I've been inspired again, as always, by the utter simplicity of the worship of the Christians here who turn to God first and let God meet with them, and who fills our empty hearts and hands and gives us courage.

And the other danger, the other temptation which these Pharisees put before Jesus, is to withdraw. It's not to make Caesar God. It is to withdraw from the world. To keep away from the world, its compromises and mess and difficult decisions. To keep our heads down and seek to pray and worship in a way that does not attract attention. It's been the fault of many churches throughout history.

It says be religious, be separate. It is a powerful temptation and has a disguise of holiness, because it is so close to real holiness and so far. We are to withdraw and pray because that is what Jesus does. We are to listen to the call of the Kingdom of God in the songs of heaven and dance to their tune, not to the ones of this world. We are to be holy, different and distinct because we love one another even when we disagree.
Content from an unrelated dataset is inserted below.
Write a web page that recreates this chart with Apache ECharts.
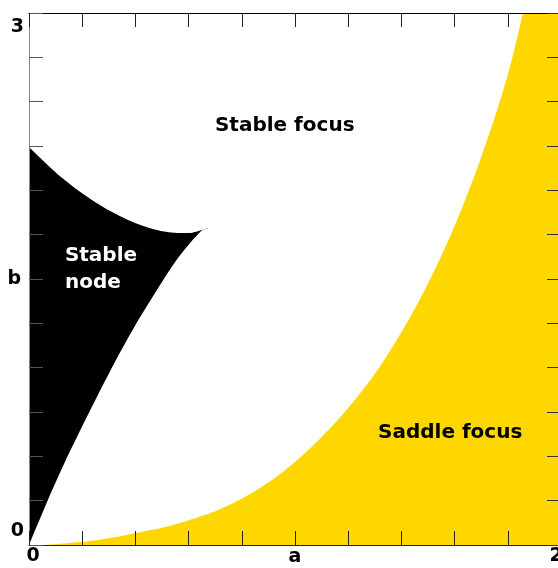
<!DOCTYPE html>
<html>
<head>
<meta charset="utf-8">
<style>
  html, body { margin: 0; padding: 0; background: #fff; }
  #chart { width: 558px; height: 568px; }
</style>
<script src="https://cdn.jsdelivr.net/npm/echarts@6/dist/echarts.min.js"></script>
</head>
<body>
<div id="chart"></div>
<script>
// Parameter plane (a, b): regions classified by the type of equilibrium.

// Upper edge of the stable-node region, from the b axis to the cusp
const nodeUpper = [[0, 2.244], [0.120, 2.075], [0.248, 1.934], [0.372, 1.833],
  [0.496, 1.771], [0.598, 1.759], [0.673, 1.788]];
// Lower edge of the stable-node region, from the origin through the cusp
const nodeLower = [[0, 0], [0.071, 0.254], [0.135, 0.468], [0.195, 0.654], [0.259, 0.846],
  [0.323, 1.032], [0.398, 1.235], [0.474, 1.421], [0.560, 1.618], [0.647, 1.771],
  [0.673, 1.788], [0.70, 1.81]];
// Boundary of the saddle-focus region (continues past the top edge)
const saddleEdge = [[0.06, 0], [0.128, 0.008], [0.267, 0.030], [0.398, 0.066], [0.511, 0.101],
  [0.598, 0.138], [0.711, 0.197], [0.831, 0.287], [0.944, 0.400], [1.068, 0.561],
  [1.195, 0.764], [1.320, 1.008], [1.459, 1.356], [1.583, 1.740], [1.695, 2.166],
  [1.797, 2.635], [1.857, 3.0], [1.92, 3.41], [2.0, 3.99]];

// Region names and their anchor points (left edge of the text)
const regionNames = ['Stable focus', 'Stable\nnode', 'Saddle focus'];
const regionAnchors = [[0.699, 2.363], [0.135, 1.557], [1.312, 0.632]];
const regionColors = ['#000000', '#ffffff', '#000000'];

// Axis ranges and the tick labels shown
const aRange = [0, 2];
const bRange = [0, 3];
const aLabels = { 0: '0', 2: '2' };
const bLabels = { 0: '0', 3: '3' };

const FONT = '"DejaVu Sans", Verdana, sans-serif';

// Filled area under a boundary curve
const areaSeries = (pts, color, z) => ({
  type: 'line',
  data: pts,
  z: z,
  silent: true,
  showSymbol: false,
  smooth: 0.3,
  clip: true,
  lineStyle: { width: 0 },
  areaStyle: { color: color, opacity: 1, origin: 'start' }
});

const tickStyle = (color) => ({ show: true, inside: true, length: 14, lineStyle: { color: color, width: 1 } });
const labelFont = { fontFamily: FONT, fontWeight: 'bold', fontSize: 19, color: '#000' };

const chart = echarts.init(document.getElementById('chart'), null, { renderer: 'canvas' });
chart.setOption({
  animation: false,
  backgroundColor: '#ffffff',
  grid: { left: 29, top: 13, width: 532, height: 532, containLabel: false, outerBoundsMode: 'none' },
  xAxis: [{
    type: 'value', min: aRange[0], max: aRange[1], interval: 0.2, position: 'bottom', z: 5,
    name: 'a', nameLocation: 'middle', nameGap: 3, nameMoveOverlap: false,
    nameTextStyle: Object.assign({ verticalAlign: 'top' }, labelFont),
    axisLine: { show: true, onZero: false, lineStyle: { color: '#222', width: 1 } },
    axisTick: tickStyle('#222'),
    splitLine: { show: false },
    axisLabel: {
      margin: 2,
      formatter: v => {
        const t = aLabels[Math.round(v * 10) / 10];
        if (t === undefined) return '';
        return v === aRange[0] ? '{l|' + t + '}' : '{r|' + t + '}';
      },
      rich: {
        l: Object.assign({ padding: [0, 0, 0, 8] }, labelFont),
        r: Object.assign({ padding: [0, 10, 0, 0] }, labelFont)
      }
    }
  }, {
    type: 'value', min: aRange[0], max: aRange[1], interval: 0.2, position: 'top', z: 5,
    axisLine: { show: true, onZero: false, lineStyle: { color: '#000', width: 1 } },
    axisTick: tickStyle('#222'),
    axisLabel: { show: false },
    splitLine: { show: false }
  }],
  yAxis: [{
    type: 'value', min: bRange[0], max: bRange[1], interval: 0.25, position: 'left', z: 5,
    name: 'b', nameLocation: 'middle', nameGap: 8, nameRotate: 0, nameMoveOverlap: false,
    nameTextStyle: labelFont,
    axisLine: { show: true, onZero: false, lineStyle: { color: '#888', width: 1 } },
    axisTick: tickStyle('#555'),
    splitLine: { show: false },
    axisLabel: {
      margin: 5,
      formatter: v => {
        const t = bLabels[Math.round(v * 100) / 100];
        if (t === undefined) return '';
        return v === bRange[1] ? '{t|' + t + '}' : '{b|' + t + '}';
      },
      rich: {
        t: Object.assign({ padding: [28, 0, 0, 0] }, labelFont),
        b: Object.assign({ padding: [0, 0, 28, 0] }, labelFont)
      }
    }
  }, {
    type: 'value', min: bRange[0], max: bRange[1], interval: 0.25, position: 'right', z: 5,
    axisLine: { show: false, onZero: false },
    axisTick: tickStyle('#333'),
    axisLabel: { show: false },
    splitLine: { show: false }
  }],
  series: [
    // stable node: black under its upper edge, background restored under its lower edge
    areaSeries(nodeUpper, '#000000', 1),
    areaSeries(nodeLower, '#ffffff', 1.1),
    areaSeries(saddleEdge, '#ffd700', 1.2),
    {
      type: 'scatter',
      z: 3,
      silent: true,
      symbolSize: 0,
      itemStyle: { opacity: 1 },
      data: regionNames.map((n, i) => ({
        name: n, value: regionAnchors[i],
        label: { color: regionColors[i] }
      })),
      label: {
        show: true,
        position: 'inside',
        align: 'left',
        verticalAlign: 'middle',
        formatter: p => p.name,
        fontFamily: FONT,
        fontWeight: 'bold',
        fontSize: 20,
        lineHeight: 27,
        opacity: 1
      }
    }
  ]
});
</script>
</body>
</html>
We are to learn to disagree well, and that was so evident in the marvellous sight of the Christian leaders with the Archbishop on Wednesday. They still disagreed. They aren't in communion with each other, but they are shoulder to shoulder in love.

But we are not to put a wall around us and try to shut out all that happens in the world; on the contrary. Our lives and words must address injustice, challenge the powerful, and that is hard. But it is the pattern of our Saviour, Jesus Christ. It is hard even in times of peace, let alone in times of war.

100,000 people marched for Palestine on the streets yesterday in London. But at the same time we recognise that there were 13 times more anti-Jewish attacks in the UK last week than three weeks ago. To condemn the attacks is not to say Israel is always right. It is to observe and defend the weak and vulnerable.

To call for ceasefire as the Christian leaders are doing, to call for humanitarian corridors so children needing chemo can get out and get somewhere where their cancer treatment can be continued, is not to say that Hamas is right. It is to say that there is justice and mercy in the heart of God and we are to speak to that. We defend the weak and vulnerable.

And we see two attitudes in our world today. If you go back to the 19th century, the International Committee of the Red Cross was founded. It was founded after a battle in Northern Italy called the Battle of Solferino, where a Swiss man saw the terrible suffering of the wounded on both sides.

The ICRC seek to do good in the mess and complexity of the world. They seem to be there where it's horrible to be. They are in Gaza, they are in all sorts of places and wars and troubles. They're in the Ukraine. They are seeking to do what is right.

Christians are also called to be in the middle of the mess simply because God in Christ is in the middle of the mess. And this is what I witness in the Church of the land which we call holy because of the Holy One. I witness the church being the church with enormous courage, of love, mercy and forgiveness. Of being fully human and rightly angry when injustice is seen before us, when young men in the Occupied Territories get shot while they're in their fields, when women and children are killed in a church compound or hospital compound. And rightly, we say that is wrong.

It is wrong to deprive non-combatants of medical treatment. It is also of course wrong to kill babies, whichever side you're on. It is wrong.

But the church here is being the church. It is being a church of love, mercy and forgiveness. It refuses hate, but it refuses to withdraw from the world. It seeks to be a blessing to all in the name of Christ, loving amidst chaos, cruelty and darkness, anxious and yet persevering, angry and yet seeking reconciliation, confused and yet ploughing steadfastly onwards, divided and yet loving one another.

This is the church being the church. And the world around can do no more than wonder at the beauty of such a church and give thanks to God, while never forgetting the tortures and the terrors of this land, especially for those who call on the name of Christ.